■ **Your instructions**
Retype exactly what runs from the first line of the data to the line with "from bokeh.resources import INLINE", keeping both of those lines and skipping pictures.

━━━━━ Data section

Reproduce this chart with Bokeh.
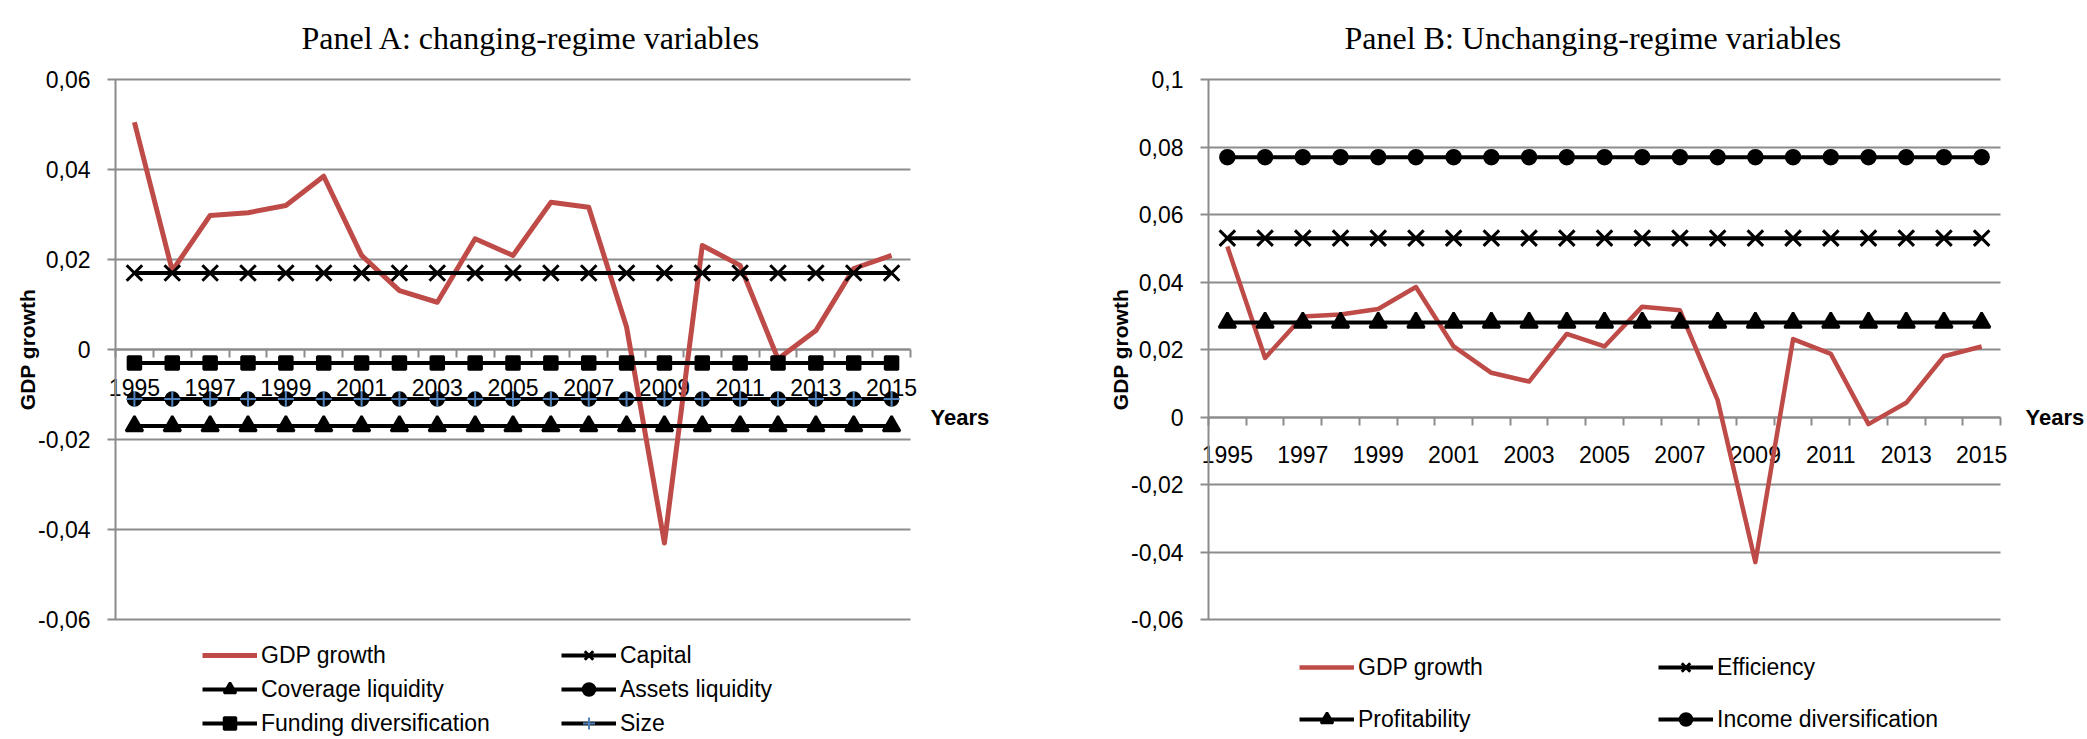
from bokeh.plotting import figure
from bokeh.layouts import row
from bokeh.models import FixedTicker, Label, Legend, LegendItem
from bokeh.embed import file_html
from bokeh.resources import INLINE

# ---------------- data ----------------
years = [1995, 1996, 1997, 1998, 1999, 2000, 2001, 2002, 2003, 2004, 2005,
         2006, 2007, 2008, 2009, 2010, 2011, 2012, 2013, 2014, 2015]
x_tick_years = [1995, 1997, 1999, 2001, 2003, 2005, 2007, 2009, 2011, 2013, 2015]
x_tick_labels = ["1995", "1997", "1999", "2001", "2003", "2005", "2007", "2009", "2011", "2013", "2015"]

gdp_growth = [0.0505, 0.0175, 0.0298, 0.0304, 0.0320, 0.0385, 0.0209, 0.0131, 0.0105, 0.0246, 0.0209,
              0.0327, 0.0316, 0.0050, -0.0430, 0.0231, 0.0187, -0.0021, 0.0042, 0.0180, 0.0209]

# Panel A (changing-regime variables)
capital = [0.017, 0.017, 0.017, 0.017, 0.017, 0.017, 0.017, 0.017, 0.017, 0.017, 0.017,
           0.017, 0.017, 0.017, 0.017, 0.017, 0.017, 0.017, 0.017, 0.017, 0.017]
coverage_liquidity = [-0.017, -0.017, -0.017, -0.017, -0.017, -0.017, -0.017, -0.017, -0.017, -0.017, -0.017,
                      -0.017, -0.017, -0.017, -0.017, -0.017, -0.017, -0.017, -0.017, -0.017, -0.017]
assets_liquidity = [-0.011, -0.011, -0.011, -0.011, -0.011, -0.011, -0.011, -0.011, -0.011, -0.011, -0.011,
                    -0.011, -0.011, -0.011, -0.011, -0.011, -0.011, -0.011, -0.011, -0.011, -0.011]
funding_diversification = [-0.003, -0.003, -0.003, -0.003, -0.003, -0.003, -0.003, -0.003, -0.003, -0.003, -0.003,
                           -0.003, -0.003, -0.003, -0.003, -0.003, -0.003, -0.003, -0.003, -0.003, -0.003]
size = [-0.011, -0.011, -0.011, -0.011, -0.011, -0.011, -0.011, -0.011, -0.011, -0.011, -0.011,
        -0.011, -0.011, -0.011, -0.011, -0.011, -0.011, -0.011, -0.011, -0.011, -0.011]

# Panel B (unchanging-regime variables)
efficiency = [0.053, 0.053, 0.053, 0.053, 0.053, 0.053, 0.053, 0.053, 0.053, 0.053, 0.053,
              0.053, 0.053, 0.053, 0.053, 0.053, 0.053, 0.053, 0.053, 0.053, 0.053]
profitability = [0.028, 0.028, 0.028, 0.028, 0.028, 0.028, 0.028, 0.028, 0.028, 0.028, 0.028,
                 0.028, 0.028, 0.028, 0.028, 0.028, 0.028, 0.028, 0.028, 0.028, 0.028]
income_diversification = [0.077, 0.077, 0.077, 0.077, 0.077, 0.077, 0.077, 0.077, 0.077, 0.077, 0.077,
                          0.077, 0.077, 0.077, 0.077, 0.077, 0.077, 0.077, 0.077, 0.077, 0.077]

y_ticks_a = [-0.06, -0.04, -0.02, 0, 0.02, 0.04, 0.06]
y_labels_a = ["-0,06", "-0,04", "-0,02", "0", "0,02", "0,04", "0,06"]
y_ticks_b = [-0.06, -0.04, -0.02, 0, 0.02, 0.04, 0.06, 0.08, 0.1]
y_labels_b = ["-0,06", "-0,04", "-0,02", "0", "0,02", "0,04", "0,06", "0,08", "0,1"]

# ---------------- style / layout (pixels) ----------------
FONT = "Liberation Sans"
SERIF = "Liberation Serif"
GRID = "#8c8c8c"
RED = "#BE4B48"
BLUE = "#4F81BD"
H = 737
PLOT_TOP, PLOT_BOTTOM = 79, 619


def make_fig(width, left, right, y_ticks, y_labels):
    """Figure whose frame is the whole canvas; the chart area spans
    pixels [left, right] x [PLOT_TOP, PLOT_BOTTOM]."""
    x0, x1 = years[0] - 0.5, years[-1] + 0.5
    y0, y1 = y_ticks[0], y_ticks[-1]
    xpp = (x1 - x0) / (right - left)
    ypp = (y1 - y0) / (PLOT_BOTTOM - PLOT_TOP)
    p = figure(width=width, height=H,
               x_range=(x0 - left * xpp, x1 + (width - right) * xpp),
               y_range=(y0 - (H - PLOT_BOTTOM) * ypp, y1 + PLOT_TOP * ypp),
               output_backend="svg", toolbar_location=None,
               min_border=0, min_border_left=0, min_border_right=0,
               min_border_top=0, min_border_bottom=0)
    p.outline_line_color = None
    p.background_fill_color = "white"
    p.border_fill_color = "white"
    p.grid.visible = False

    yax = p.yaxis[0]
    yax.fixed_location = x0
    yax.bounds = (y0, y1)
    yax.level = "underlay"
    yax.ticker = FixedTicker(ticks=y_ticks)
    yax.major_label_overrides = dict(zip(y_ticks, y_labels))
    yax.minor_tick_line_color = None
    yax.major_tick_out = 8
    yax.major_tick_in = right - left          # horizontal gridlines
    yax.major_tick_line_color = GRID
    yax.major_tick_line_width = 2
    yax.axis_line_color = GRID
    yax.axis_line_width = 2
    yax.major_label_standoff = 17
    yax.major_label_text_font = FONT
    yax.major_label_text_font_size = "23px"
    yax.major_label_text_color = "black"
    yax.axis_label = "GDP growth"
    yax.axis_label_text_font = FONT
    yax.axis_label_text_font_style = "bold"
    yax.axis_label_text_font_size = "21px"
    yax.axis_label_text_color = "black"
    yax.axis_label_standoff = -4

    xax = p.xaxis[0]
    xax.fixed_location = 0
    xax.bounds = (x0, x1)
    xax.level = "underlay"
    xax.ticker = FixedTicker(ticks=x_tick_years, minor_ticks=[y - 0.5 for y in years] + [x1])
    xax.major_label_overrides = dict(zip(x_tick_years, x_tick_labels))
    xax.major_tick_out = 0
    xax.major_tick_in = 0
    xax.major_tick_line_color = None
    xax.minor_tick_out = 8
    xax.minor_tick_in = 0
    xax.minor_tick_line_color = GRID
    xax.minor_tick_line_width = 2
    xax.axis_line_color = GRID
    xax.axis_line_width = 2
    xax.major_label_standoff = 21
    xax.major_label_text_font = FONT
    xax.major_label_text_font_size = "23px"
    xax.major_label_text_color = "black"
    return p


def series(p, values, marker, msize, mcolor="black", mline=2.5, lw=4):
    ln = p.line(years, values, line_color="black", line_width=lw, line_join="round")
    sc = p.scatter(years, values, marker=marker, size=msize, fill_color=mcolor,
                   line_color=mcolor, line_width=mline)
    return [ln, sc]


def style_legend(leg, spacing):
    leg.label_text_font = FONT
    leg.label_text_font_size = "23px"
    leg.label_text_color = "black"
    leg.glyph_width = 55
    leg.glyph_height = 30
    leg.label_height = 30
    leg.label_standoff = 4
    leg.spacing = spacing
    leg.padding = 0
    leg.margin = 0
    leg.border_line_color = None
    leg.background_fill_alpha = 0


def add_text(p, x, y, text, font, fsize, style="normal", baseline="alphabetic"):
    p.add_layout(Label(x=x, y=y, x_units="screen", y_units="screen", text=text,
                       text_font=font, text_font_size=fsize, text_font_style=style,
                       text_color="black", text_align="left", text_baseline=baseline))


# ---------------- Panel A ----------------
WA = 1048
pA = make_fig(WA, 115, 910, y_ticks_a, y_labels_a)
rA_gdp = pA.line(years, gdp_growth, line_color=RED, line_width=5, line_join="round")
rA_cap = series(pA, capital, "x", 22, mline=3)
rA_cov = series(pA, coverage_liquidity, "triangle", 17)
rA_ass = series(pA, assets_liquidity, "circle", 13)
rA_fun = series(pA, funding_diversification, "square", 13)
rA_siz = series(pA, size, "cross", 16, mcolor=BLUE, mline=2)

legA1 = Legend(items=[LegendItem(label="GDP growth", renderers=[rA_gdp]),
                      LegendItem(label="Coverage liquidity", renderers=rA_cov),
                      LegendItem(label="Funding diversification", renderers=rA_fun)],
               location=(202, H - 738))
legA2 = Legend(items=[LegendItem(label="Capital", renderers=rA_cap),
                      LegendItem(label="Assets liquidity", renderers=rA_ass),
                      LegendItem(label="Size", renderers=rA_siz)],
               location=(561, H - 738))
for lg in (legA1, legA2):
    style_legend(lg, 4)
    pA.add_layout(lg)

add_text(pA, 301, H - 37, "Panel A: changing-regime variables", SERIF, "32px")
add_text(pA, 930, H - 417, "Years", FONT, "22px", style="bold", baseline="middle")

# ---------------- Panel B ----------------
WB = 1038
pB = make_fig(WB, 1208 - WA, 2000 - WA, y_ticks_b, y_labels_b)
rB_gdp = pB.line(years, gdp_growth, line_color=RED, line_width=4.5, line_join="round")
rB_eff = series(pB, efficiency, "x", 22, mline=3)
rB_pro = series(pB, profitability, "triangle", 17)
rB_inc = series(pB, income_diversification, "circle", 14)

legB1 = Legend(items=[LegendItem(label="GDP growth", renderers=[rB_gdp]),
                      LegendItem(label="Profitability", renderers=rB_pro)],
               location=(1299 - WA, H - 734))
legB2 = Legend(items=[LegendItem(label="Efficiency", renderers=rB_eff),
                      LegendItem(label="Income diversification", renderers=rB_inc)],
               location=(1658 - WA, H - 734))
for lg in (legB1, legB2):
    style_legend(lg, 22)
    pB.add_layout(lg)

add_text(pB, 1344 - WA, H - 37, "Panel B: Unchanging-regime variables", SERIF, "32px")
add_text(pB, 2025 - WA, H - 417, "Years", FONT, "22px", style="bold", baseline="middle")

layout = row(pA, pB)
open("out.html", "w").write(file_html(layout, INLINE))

━━━━━━━━━━

■ **Solution**
Reproduce this chart with Bokeh.
from bokeh.plotting import figure
from bokeh.layouts import row
from bokeh.models import FixedTicker, Label, Legend, LegendItem
from bokeh.embed import file_html
from bokeh.resources import INLINE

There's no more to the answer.